In the historic case of M/s N.N. Global Mercantile Private Limited v M/S Indo Unique Flame Ltd & Ors, the Supreme Court of India ruled that an Arbitration Agreement held in an unstamped instrument is legally unenforceable.

Stamp duty is a levy levied in India by affixing stamps to documents that record or include specified transactions. The Indian Stamp Act of 1899, sometimes known as the ‘Act,’ governs the payment of stamp duty across the country. A document or instrument that has not been properly stamped cannot be offered as evidence or lawfully acted upon.

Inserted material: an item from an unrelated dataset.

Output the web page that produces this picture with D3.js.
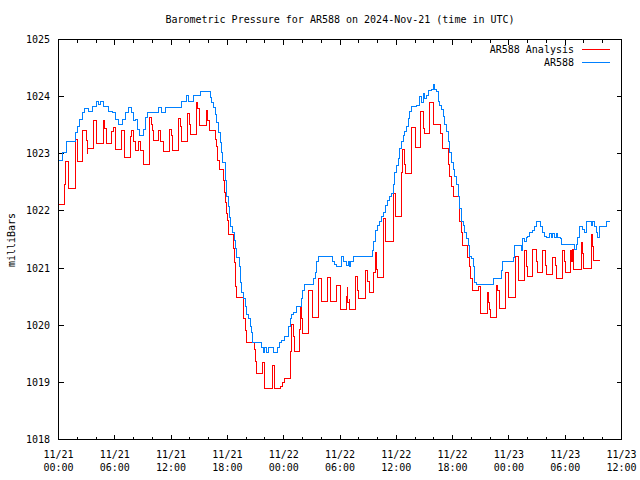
<!DOCTYPE html>
<html><head><meta charset="utf-8">
<script src="https://cdn.jsdelivr.net/npm/d3@7"></script>
<style>
body{margin:0;background:#fff}
svg{display:block}
text{font-family:"DejaVu Sans Mono","Liberation Mono",monospace;font-size:10px;fill:#000}
</style>
</head><body><svg id="c" width="640" height="480"></svg>
<script>
// ---- data (hours since 2024-11-21 00:00 UTC, pressure in mbar) ----
const blueTime = [0,0.39,0.82,1.81,1.99,2.23,2.52,2.80,3.22,3.59,4.04,4.29,4.47,4.82,5.32,5.71,6.06,6.41,6.78,7.13,7.48,7.73,7.95,8.19,8.44,8.65,9.01,9.26,9.44,10.67,11.03,11.38,13.16,13.69,13.86,14.39,15.18,16.17,16.35,16.52,16.70,16.88,17.05,17.23,17.34,17.48,17.84,17.95,18.12,18.22,18.37,18.54,18.72,18.83,19.01,19.29,19.36,19.54,19.71,19.89,20.07,20.24,20.43,20.53,20.67,21.67,21.81,21.91,22.13,22.34,22.90,23.33,23.54,23.80,24.04,24.52,24.68,24.79,25.03,25.32,25.85,26.03,26.20,27.16,27.34,27.52,27.69,29.18,29.41,29.65,30.11,30.32,30.71,30.88,30.99,31.17,31.41,33.48,33.62,33.80,33.97,34.18,34.44,34.68,34.86,35.07,35.32,35.50,35.67,35.85,36.03,36.20,36.38,36.56,36.73,36.91,37.10,37.27,37.45,37.63,38.16,38.51,38.69,38.86,39.04,39.22,39.39,39.76,39.93,40.11,40.29,40.46,40.64,40.82,40.99,41.17,41.35,41.52,41.70,41.88,42.05,42.23,42.41,42.59,42.77,42.95,43.12,43.30,43.48,43.65,43.83,44.01,44.18,44.36,44.52,46.41,47.20,47.37,48.44,48.62,49.33,49.50,49.68,49.86,50.03,50.21,50.56,50.74,50.99,51.38,51.63,51.81,51.99,52.34,52.52,52.69,52.87,53.05,53.22,53.51,53.58,55.00,55.18,55.35,55.53,55.88,56.06,56.24,56.77,56.95,57.13,57.31,57.48,57.66,58.44,58.72];
const blueValue = [1022.89,1023.02,1023.21,1023.37,1023.47,1023.60,1023.72,1023.79,1023.74,1023.82,1023.91,1023.86,1023.91,1023.82,1023.74,1023.72,1023.60,1023.51,1023.60,1023.72,1023.81,1023.72,1023.58,1023.60,1023.42,1023.32,1023.42,1023.63,1023.72,1023.81,1023.72,1023.81,1023.91,1024.02,1023.91,1024.02,1024.09,1023.98,1023.89,1023.81,1023.68,1023.54,1023.37,1023.19,1023.02,1022.84,1022.54,1022.25,1022.07,1021.89,1021.72,1021.63,1021.49,1021.35,1021.19,1021.02,1020.75,1020.58,1020.46,1020.33,1020.19,1020.11,1019.98,1019.88,1019.70,1019.61,1019.53,1019.61,1019.53,1019.61,1019.53,1019.61,1019.70,1019.74,1019.81,1019.98,1020.11,1020.19,1020.23,1020.32,1020.46,1020.60,1020.72,1020.81,1020.93,1021.11,1021.21,1021.12,1021.07,1021.02,1021.21,1021.12,1021.04,1021.12,1021.02,1021.12,1021.21,1021.30,1021.46,1021.65,1021.75,1021.82,1021.91,1021.98,1022.09,1022.18,1022.26,1022.30,1022.47,1022.68,1022.79,1022.91,1023.09,1023.21,1023.32,1023.39,1023.47,1023.61,1023.74,1023.82,1023.84,1024.00,1023.89,1024.05,1023.96,1024.02,1024.11,1024.12,1024.21,1024.12,1024.09,1023.91,1023.84,1023.77,1023.65,1023.51,1023.39,1023.21,1023.02,1022.84,1022.72,1022.61,1022.47,1022.26,1022.04,1021.82,1021.74,1021.63,1021.51,1021.39,1021.21,1021.16,1021.02,1020.75,1020.72,1020.81,1020.95,1021.12,1021.19,1021.39,1021.30,1021.51,1021.46,1021.54,1021.56,1021.63,1021.65,1021.72,1021.82,1021.72,1021.63,1021.56,1021.54,1021.60,1021.54,1021.60,1021.54,1021.60,1021.54,1021.51,1021.42,1021.33,1021.42,1021.54,1021.72,1021.68,1021.63,1021.81,1021.74,1021.81,1021.72,1021.63,1021.53,1021.72,1021.81,1021.81];

const redTime = [0,0.59,0.74,1.10,1.81,2.05,2.59,2.95,3.05,3.12,3.69,4.04,4.82,4.93,5.11,5.64,5.88,6.06,6.70,7.02,7.66,7.77,8.03,8.19,8.54,8.72,9.07,9.71,9.89,9.97,10.14,10.67,10.85,11.14,11.78,12.02,12.13,12.80,12.98,13.09,13.80,13.94,14.04,14.68,14.84,15.00,15.74,15.90,16.06,16.70,16.81,16.99,17.16,17.59,17.69,17.77,17.87,18.01,18.12,18.65,18.76,18.83,19.01,19.71,19.95,20.07,20.85,20.96,21.06,21.78,21.99,22.77,23.01,23.62,23.83,24.04,24.68,24.79,25.03,25.14,25.64,25.74,25.90,25.99,26.63,27.05,27.73,27.98,28.69,28.94,29.65,30.00,30.67,30.77,30.85,30.99,31.06,31.60,31.88,32.02,32.77,32.90,33.12,33.62,33.80,33.90,34.01,34.61,34.89,35.67,35.96,36.56,36.67,36.91,37.02,37.63,38.05,38.62,38.86,39.04,39.57,40.00,40.74,40.93,41.52,41.70,41.88,42.05,42.77,42.95,43.05,43.58,43.75,43.94,44.07,44.71,44.97,45.67,45.80,45.88,46.03,46.67,46.81,46.95,47.63,47.98,48.69,48.97,49.07,49.61,49.86,49.97,50.56,50.92,51.03,51.63,51.91,52.05,52.63,52.98,53.05,53.69,53.94,54.04,54.57,54.68,54.76,54.93,55.71,55.85,55.99,56.77,56.88,57.02,57.66];
const redValue = [1022.11,1022.47,1022.86,1022.39,1023.25,1022.86,1023.40,1023.23,1023.00,1023.09,1023.58,1023.18,1023.58,1023.44,1023.18,1023.39,1023.46,1023.07,1023.40,1022.93,1023.30,1023.40,1023.21,1023.05,1023.21,1023.05,1022.81,1023.63,1023.51,1023.40,1023.23,1023.40,1023.21,1023.04,1023.42,1023.32,1023.05,1023.61,1023.47,1023.21,1023.70,1023.51,1023.33,1023.89,1023.79,1023.49,1023.75,1023.58,1023.40,1023.25,1023.12,1022.89,1022.72,1022.54,1022.32,1022.14,1021.96,1021.84,1021.58,1021.35,1021.09,1020.67,1020.49,1020.11,1019.91,1019.70,1019.58,1019.37,1019.16,1019.35,1018.89,1019.30,1018.89,1018.93,1019.00,1019.07,1019.54,1020.02,1019.81,1019.54,1019.93,1020.32,1020.11,1019.86,1020.60,1020.14,1020.81,1020.42,1020.84,1020.42,1020.70,1020.28,1020.51,1020.67,1020.40,1020.46,1020.28,1020.86,1020.60,1020.47,1020.95,1020.77,1020.58,1020.93,1021.28,1020.98,1020.84,1021.86,1021.46,1022.30,1021.91,1022.68,1023.07,1022.81,1022.65,1023.46,1023.11,1023.74,1023.44,1023.35,1023.89,1023.51,1023.35,1023.09,1022.82,1022.60,1022.42,1022.25,1021.82,1021.63,1021.39,1021.19,1021.02,1020.81,1020.60,1020.67,1020.21,1020.58,1020.40,1020.28,1020.14,1020.70,1020.60,1020.30,1020.93,1020.49,1021.21,1021.02,1020.79,1021.30,1021.02,1020.86,1021.32,1021.12,1020.93,1021.30,1021.05,1020.88,1021.19,1021.04,1020.82,1021.30,1021.12,1020.93,1021.30,1021.12,1021.33,1020.98,1021.44,1021.25,1021.00,1021.58,1021.37,1021.14,1021.14];

const yTicks = [1018,1019,1020,1021,1022,1023,1024,1025];
const seriesNames = ["AR588 Analysis","AR588"];
const seriesColors = ["#ff0000","#0080ff"];
const titleText = "Barometric Pressure for AR588 on 2024-Nov-21 (time in UTC)";
const yLabelText = "milliBars";

// ---- layout ----
const L = 58.5, R = 621.5, T = 39.5, B = 439.5;
const start = Date.UTC(2024,10,21,0,0);
const toDate = h => new Date(start + h*3600000);

const x = d3.scaleUtc().domain([toDate(0), toDate(60)]).range([L, R]);
const y = d3.scaleLinear().domain([1018,1025]).range([B, T]);
const px = v => Math.round(v - 0.5) + 0.5;

const svg = d3.select("#c");
svg.append("rect").attr("width",640).attr("height",480).attr("fill","#fff");

// ticks
const g = svg.append("g").attr("stroke","#000").attr("stroke-width",1).attr("shape-rendering","crispEdges");
const major = d3.utcHour.every(6).range(toDate(0), toDate(60.01));
const minor = d3.utcHour.every(2).range(toDate(0), toDate(60.01)).filter(d => d.getUTCHours() % 6 !== 0);
major.forEach(d => {
  const xx = px(x(d));
  g.append("line").attr("x1",xx).attr("x2",xx).attr("y1",B).attr("y2",B-5);
  g.append("line").attr("x1",xx).attr("x2",xx).attr("y1",T).attr("y2",T+5);
});
minor.forEach(d => {
  const xx = px(x(d));
  g.append("line").attr("x1",xx).attr("x2",xx).attr("y1",B).attr("y2",B-3);
  g.append("line").attr("x1",xx).attr("x2",xx).attr("y1",T).attr("y2",T+3);
});
yTicks.forEach(v => {
  const yy = px(y(v));
  g.append("line").attr("x1",L).attr("x2",L+5).attr("y1",yy).attr("y2",yy);
  g.append("line").attr("x1",R).attr("x2",R-5).attr("y1",yy).attr("y2",yy);
});

// tick labels
yTicks.forEach(v => {
  svg.append("text").attr("x",50).attr("y",y(v)+3.5).attr("text-anchor","end").text(v);
});
const fmtD = d3.utcFormat("%m/%d"), fmtT = d3.utcFormat("%H:%M");
major.forEach(d => {
  svg.append("text").attr("x",x(d)).attr("y",458).attr("text-anchor","middle").text(fmtD(d));
  svg.append("text").attr("x",x(d)).attr("y",471).attr("text-anchor","middle").text(fmtT(d));
});

// title & y label
svg.append("text").attr("x",(L+R)/2).attr("y",23).attr("text-anchor","middle").text(titleText);
svg.append("text").attr("transform","translate(15,240) rotate(-90)").attr("text-anchor","middle").text(yLabelText);

// series
const line = d3.line().curve(d3.curveStepAfter).x(d => px(x(toDate(d[0])))).y(d => px(y(d[1])));
const redData = redTime.map((t,i) => [t, redValue[i]]);
const blueData = blueTime.map((t,i) => [t, blueValue[i]]);
svg.append("path").datum(redData).attr("d",line).attr("fill","none").attr("stroke",seriesColors[0]).attr("stroke-width",1).attr("shape-rendering","crispEdges");
svg.append("path").datum(blueData).attr("d",line).attr("fill","none").attr("stroke",seriesColors[1]).attr("stroke-width",1).attr("shape-rendering","crispEdges");

// frame
svg.append("rect").attr("x",L).attr("y",T).attr("width",R-L).attr("height",B-T)
  .attr("fill","none").attr("stroke","#000").attr("stroke-width",1).attr("shape-rendering","crispEdges");

// legend
seriesNames.forEach((n,i) => {
  const yy = 49.5 + i*13;
  svg.append("text").attr("x",574).attr("y",yy+3.5).attr("text-anchor","end").text(n);
  svg.append("line").attr("x1",582).attr("x2",610).attr("y1",yy).attr("y2",yy)
    .attr("stroke",seriesColors[i]).attr("stroke-width",1).attr("shape-rendering","crispEdges");
});
</script>
</body></html>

In a recent case, the Court ruled that, while not being directly addressed in the Act, an Arbitration Agreement is deemed an independent agreement and is subject to obligation under the Act’s underlying provisions. An Arbitration Agreement that is not properly stamped or has inadequate stamping is not legally binding and remains invalid until it is stamped.

Failure to produce properly stamped papers, such as Arbitration Agreements, charterparties, and bills of lading, can result in significant holdups and extra administrative processes, particularly in times of urgency.

The possible consequence of this judgement on urgent Court claims for interim relief or protecting against time limits in circumstances where arbitration is ostensibly commenced but the Arbitration Agreement lacks appropriate stamping is unknown. The Court’s opinion did not explicitly address these concerns.